REQUIREMENT: Go through the records and extract every line with the word "this".

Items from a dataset
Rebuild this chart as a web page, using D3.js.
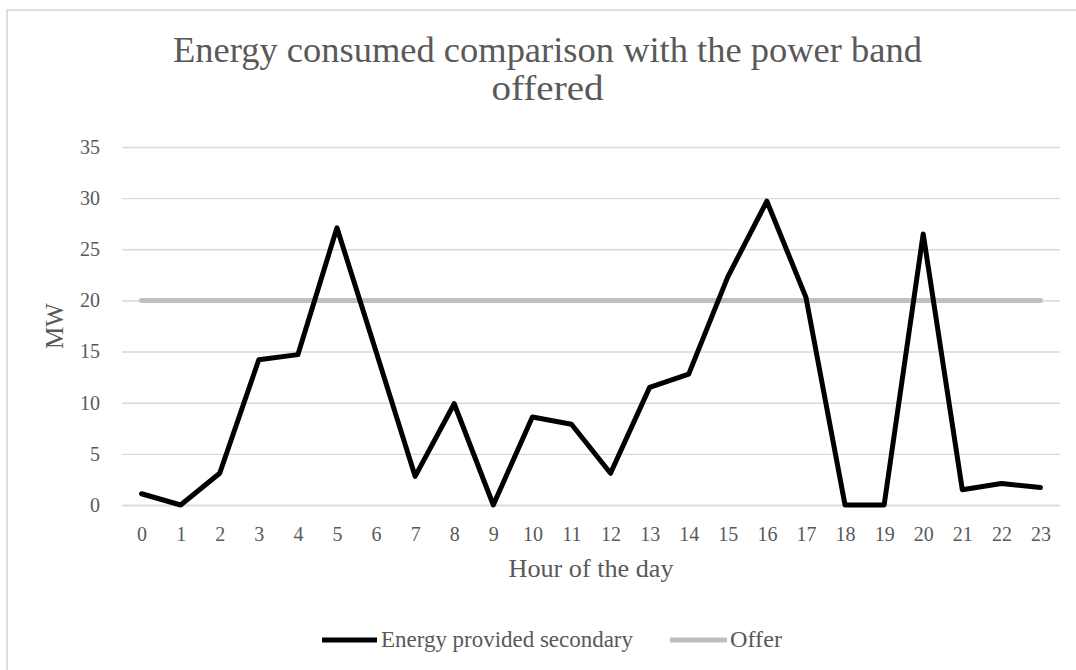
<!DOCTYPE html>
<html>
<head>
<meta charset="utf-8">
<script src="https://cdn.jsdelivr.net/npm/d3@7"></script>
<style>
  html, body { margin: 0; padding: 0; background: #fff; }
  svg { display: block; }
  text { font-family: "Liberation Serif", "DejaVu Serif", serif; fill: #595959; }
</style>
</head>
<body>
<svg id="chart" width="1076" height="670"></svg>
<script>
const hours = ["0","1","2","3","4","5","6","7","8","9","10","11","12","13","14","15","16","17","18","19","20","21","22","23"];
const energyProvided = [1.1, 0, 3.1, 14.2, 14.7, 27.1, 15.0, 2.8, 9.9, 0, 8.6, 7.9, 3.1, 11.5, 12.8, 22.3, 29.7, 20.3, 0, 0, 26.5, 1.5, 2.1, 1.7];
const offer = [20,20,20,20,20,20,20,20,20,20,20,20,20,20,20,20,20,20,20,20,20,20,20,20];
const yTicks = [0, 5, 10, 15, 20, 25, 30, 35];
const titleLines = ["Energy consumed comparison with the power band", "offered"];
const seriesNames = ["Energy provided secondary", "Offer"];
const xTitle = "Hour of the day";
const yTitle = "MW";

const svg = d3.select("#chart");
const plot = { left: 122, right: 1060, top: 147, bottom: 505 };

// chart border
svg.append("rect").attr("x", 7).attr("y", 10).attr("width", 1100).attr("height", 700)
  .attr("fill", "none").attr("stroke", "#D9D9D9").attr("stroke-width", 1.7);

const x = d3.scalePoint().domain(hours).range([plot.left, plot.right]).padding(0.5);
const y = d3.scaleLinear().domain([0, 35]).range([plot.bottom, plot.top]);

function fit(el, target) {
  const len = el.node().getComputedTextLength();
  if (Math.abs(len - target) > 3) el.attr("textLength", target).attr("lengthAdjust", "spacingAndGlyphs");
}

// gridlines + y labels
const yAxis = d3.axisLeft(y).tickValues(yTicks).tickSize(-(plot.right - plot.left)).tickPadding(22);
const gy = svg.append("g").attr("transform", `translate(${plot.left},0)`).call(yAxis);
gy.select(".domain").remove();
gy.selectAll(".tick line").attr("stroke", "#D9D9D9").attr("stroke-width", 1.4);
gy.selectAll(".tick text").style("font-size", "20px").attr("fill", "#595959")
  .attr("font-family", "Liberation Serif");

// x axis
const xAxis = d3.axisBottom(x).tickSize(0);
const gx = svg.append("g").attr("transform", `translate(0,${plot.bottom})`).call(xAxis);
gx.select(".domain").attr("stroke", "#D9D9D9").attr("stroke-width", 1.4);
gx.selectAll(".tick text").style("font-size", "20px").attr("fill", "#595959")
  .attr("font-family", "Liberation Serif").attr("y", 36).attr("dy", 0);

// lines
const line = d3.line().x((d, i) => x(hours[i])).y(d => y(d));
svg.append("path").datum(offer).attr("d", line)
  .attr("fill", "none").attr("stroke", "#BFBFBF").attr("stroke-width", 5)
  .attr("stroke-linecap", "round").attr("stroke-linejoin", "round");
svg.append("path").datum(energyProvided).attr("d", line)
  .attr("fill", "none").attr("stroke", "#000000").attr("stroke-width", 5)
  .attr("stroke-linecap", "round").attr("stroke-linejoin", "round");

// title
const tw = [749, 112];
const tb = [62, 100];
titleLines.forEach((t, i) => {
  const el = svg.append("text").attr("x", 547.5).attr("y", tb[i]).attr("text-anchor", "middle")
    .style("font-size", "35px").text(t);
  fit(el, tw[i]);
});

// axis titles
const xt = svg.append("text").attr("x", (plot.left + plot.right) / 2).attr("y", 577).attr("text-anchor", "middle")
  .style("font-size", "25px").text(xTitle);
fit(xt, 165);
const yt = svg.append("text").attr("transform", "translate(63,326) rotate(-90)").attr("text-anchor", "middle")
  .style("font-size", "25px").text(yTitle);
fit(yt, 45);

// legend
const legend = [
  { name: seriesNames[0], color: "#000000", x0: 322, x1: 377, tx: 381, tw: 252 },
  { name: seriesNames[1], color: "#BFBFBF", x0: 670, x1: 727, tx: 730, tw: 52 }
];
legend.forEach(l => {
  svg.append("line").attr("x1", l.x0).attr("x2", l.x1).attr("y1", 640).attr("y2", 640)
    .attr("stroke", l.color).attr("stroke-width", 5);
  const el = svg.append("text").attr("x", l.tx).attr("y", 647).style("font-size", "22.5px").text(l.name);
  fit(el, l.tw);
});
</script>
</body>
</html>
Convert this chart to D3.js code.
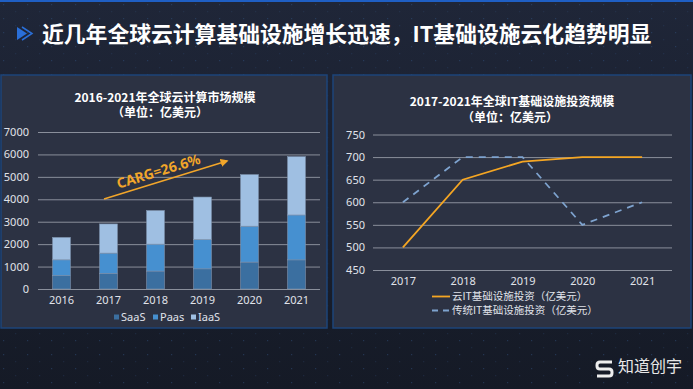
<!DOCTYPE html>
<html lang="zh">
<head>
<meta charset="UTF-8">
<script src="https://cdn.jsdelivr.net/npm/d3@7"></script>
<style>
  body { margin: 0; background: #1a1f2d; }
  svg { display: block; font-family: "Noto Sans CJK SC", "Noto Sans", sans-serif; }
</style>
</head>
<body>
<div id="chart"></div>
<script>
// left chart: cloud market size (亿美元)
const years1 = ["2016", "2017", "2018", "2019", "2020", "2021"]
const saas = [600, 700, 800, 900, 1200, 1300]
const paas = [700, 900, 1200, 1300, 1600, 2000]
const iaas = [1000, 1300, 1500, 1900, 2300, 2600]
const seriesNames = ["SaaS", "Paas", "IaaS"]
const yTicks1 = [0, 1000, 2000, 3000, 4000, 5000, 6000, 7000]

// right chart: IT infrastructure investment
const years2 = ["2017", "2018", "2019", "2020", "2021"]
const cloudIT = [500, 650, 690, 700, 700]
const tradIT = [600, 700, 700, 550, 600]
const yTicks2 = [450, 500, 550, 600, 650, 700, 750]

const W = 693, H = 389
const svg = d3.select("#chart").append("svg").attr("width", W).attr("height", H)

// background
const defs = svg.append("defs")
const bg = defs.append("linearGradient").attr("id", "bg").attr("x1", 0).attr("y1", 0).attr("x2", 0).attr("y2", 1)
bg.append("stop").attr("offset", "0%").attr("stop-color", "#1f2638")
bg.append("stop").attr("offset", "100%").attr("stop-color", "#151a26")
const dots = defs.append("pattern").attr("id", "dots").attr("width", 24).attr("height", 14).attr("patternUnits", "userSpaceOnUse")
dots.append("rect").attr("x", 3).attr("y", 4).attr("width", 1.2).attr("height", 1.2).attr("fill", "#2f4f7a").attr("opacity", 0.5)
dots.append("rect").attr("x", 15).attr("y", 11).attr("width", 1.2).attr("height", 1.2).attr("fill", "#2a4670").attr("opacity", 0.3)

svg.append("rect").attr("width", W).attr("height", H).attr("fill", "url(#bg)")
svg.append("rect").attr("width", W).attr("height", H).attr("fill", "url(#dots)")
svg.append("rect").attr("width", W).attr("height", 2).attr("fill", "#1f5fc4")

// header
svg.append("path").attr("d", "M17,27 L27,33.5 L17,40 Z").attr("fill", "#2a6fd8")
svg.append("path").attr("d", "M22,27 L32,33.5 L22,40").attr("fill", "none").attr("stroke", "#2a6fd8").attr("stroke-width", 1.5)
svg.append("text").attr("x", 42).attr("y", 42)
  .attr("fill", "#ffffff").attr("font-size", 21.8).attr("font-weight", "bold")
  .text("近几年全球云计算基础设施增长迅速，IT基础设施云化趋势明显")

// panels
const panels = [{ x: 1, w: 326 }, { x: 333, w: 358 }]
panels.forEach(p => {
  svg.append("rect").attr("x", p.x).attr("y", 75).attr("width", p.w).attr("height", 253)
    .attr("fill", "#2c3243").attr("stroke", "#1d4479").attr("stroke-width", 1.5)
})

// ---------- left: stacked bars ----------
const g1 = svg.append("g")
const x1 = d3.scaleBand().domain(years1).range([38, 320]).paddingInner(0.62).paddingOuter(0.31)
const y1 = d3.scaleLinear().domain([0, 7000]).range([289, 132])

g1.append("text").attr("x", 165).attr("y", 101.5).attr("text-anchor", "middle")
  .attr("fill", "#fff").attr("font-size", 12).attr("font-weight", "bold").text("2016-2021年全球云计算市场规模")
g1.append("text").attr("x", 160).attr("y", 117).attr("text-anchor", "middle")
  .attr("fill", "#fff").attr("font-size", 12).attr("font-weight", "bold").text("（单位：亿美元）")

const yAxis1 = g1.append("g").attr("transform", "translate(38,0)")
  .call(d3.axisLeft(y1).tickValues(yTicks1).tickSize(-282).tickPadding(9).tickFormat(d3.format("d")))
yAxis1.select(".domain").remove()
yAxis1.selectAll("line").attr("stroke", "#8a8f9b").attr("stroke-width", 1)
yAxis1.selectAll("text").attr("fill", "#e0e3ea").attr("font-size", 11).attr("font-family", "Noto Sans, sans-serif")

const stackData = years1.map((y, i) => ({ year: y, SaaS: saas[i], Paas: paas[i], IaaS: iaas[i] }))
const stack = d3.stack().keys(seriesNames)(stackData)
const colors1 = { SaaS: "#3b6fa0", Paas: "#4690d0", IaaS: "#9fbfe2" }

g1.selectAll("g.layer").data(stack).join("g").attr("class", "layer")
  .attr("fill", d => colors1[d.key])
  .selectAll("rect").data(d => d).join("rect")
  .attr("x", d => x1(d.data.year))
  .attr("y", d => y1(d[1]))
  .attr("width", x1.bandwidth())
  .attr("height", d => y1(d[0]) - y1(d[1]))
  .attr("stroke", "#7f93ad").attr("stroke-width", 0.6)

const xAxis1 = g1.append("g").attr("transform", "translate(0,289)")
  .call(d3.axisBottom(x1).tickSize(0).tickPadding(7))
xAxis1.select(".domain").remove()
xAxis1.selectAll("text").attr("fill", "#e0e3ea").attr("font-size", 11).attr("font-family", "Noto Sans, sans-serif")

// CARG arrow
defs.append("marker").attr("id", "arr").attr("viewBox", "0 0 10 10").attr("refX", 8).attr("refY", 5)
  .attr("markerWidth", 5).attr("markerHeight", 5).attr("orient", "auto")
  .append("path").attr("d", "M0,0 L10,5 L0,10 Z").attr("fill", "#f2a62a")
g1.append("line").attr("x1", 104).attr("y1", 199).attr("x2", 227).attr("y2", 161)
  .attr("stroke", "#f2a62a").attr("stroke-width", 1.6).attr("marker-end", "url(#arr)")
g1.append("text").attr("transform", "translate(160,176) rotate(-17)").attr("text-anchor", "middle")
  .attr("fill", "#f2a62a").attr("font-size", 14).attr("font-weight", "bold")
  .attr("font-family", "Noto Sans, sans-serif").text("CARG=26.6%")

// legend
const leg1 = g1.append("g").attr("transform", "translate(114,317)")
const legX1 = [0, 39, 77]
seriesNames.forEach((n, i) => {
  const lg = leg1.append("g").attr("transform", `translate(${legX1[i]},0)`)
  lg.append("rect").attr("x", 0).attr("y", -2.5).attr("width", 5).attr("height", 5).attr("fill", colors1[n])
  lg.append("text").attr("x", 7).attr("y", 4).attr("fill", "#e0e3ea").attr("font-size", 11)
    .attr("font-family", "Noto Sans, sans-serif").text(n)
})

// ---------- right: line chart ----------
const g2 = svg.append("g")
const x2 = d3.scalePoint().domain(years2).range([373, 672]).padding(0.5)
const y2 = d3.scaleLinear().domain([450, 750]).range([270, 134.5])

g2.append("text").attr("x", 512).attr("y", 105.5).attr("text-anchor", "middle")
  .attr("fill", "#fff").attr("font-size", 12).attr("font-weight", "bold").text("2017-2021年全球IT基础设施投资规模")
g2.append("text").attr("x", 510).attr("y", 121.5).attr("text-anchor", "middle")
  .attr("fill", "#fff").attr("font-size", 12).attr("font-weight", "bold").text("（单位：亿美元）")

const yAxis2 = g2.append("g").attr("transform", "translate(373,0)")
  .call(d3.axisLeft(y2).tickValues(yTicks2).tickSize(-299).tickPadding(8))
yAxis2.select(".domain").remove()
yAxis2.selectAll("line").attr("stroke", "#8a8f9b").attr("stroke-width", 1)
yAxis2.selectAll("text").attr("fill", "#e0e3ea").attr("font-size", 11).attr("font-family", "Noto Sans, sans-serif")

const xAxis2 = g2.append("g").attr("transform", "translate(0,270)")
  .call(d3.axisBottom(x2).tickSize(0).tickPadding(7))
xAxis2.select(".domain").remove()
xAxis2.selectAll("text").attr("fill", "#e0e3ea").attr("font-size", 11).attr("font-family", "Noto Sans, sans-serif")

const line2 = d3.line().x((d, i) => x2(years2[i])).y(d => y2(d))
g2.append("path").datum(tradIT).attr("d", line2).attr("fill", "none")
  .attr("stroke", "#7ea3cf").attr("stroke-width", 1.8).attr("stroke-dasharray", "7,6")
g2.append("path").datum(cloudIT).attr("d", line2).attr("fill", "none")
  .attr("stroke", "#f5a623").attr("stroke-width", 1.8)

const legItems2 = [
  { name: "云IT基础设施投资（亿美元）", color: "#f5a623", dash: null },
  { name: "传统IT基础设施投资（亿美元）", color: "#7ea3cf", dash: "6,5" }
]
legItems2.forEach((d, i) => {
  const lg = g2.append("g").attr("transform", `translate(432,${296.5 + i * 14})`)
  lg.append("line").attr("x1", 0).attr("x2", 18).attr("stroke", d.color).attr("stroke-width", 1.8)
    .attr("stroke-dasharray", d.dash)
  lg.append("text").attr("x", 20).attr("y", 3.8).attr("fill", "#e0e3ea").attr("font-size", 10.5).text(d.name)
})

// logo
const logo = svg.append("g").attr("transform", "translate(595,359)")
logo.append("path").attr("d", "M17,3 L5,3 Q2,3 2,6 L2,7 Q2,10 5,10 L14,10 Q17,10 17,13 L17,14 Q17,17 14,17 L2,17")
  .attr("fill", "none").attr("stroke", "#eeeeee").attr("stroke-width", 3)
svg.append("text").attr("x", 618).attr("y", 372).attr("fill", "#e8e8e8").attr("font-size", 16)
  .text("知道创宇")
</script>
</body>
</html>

RESPONSE BELOW:
Rebuild this chart as a web page, using D3.js.
Convert this chart to D3.js code.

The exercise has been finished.